People with lower college education were twice as likely to be made redundant as people with a university degree, and those with no qualifications were three times higher.
Family and private providers were the main support for redundant workers, and the OECD said social assistance and public employment support were minimal and acted "very much as systems of last resort".
"The focus of the investment approach is reducing the dole queue and also making certain that young people leaving school have the skills and the attitudes they need to get into work and stay in work," Salvation Army senior social policy analyst Alan Johnson said.
"The investment approach hasn't ever really focused on displaced workers, particularly those in middle age."
Mr Woodhouse disagreed, pointing out that government agencies were working actively with Dunedin's community to find work for those who will lose their job when Cadbury's plant closes next year.

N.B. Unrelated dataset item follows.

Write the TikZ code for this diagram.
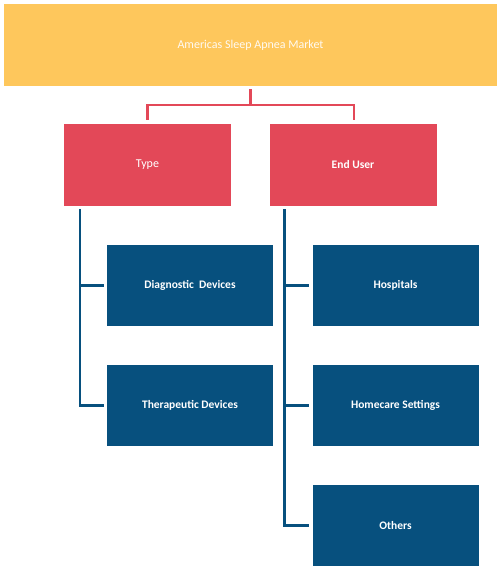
\documentclass[tikz,border=0pt]{standalone}
\usepackage{fontspec}
\setmainfont{Carlito}
\definecolor{topyellow}{HTML}{FEC75C}
\definecolor{boxred}{HTML}{E34858}
\definecolor{boxblue}{HTML}{07507E}
\begin{document}
\begin{tikzpicture}[x=1pt,y=-1pt,
  box/.style={inner sep=0pt, text=white, font=\fontsize{12}{14}\selectfont},
  topbox/.style={box, fill=topyellow, minimum width=493pt, minimum height=82pt, text=white!92!topyellow},
  catbox/.style={box, fill=boxred, minimum width=167pt, minimum height=82pt},
  leafbox/.style={box, fill=boxblue, minimum width=166pt, minimum height=81pt, font=\fontsize{11.5}{14}\selectfont\bfseries},
  redline/.style={draw=boxred, line width=2.5pt},
  blueline/.style={draw=boxblue, line width=2.5pt}]
\useasboundingbox (0,0) rectangle (500,570);
\node[topbox] (top) at (250.5,45) {Americas Sleep Apnea Market};
\node[catbox] (type) at (147.5,165) {Type};
\node[catbox, font=\fontsize{11.5}{14}\selectfont\bfseries] (end) at (353,165) {End User};
\node[leafbox] (diag) at (190,285.5) {Diagnostic\ \ Devices};
\node[leafbox] (ther) at (190,405.5) {Therapeutic Devices};
\node[leafbox] (hosp) at (395.5,285.5) {Hospitals};
\node[leafbox] (home) at (395.5,405.5) {Homecare Settings};
\node[leafbox] (oth) at (395.5,525.5) {Others};
\coordinate (ts) at ([yshift=-3pt]top.south);
\coordinate (mid) at ([yshift=-19pt]top.south);
\draw[redline] (ts) -- (mid) -| ([yshift=4pt]type.north);
\draw[redline] (mid) -| ([xshift=1pt,yshift=4pt]end.north);
\coordinate (tl) at ([xshift=16pt,yshift=-3pt]type.south west);
\draw[blueline] (tl) |- ([xshift=-3pt]diag.west);
\draw[blueline] (tl) |- ([xshift=-3pt]ther.west);
\coordinate (el) at ([xshift=15pt,yshift=-3pt]end.south west);
\draw[blueline] (el) |- ([xshift=-3pt]hosp.west);
\draw[blueline] (el) |- ([xshift=-3pt]home.west);
\draw[blueline] (el) |- ([xshift=-3pt]oth.west);
\end{tikzpicture}
\end{document}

"The machinery is very much in place both in government and non-government for that to occur, even if they are displaced from smaller workplaces."
Mr Woodhouse conceded Work and Income could do more to inform redundant workers about the services available to them, such as Jobseeker support.
The OECD recommended expanding access to income support and training.
Employer responsibilities should also be strengthened, the report said, including introducing a minimum redundancy notice period for all workers.
Business New Zealand chief executive Kirk Hope said he would support that, but only in conjunction with a co-ordinated government approach on income support and training for those laid off.
"If a redundancy notice was given to a worker, that would trigger a whole lot of other things which included an integrated state support approach - what happens with welfare? What happens with additional training? So the support system was able to swing in behind that displaced worker."
Unions are also keen for employers to shoulder more of the burden.
Only half of workers laid off receive a redundancy cheque, with an average payment equal to around 34 weeks of wages.
The CTU wants redundancy to be compulsory.
Mr Hope said that would be a mistake, and hurt the very people it was meant to help.
"That looks like a tax to me.
"One thing that you would argue is that effectively that increases the cost to business and those costs can't be passed on to consumers then ultimately the most vulnerable workers end up suffering."
One idea that all sides rejected was the OECD's suggestion of introducing a mandatory redundancy insurance scheme.
"It gives an incentive to employers to lay people off at no cost," Dr Rosenberg said.
"I don't think I'd be convinced by mandatory redundancy insurance," Mr Woodhouse said.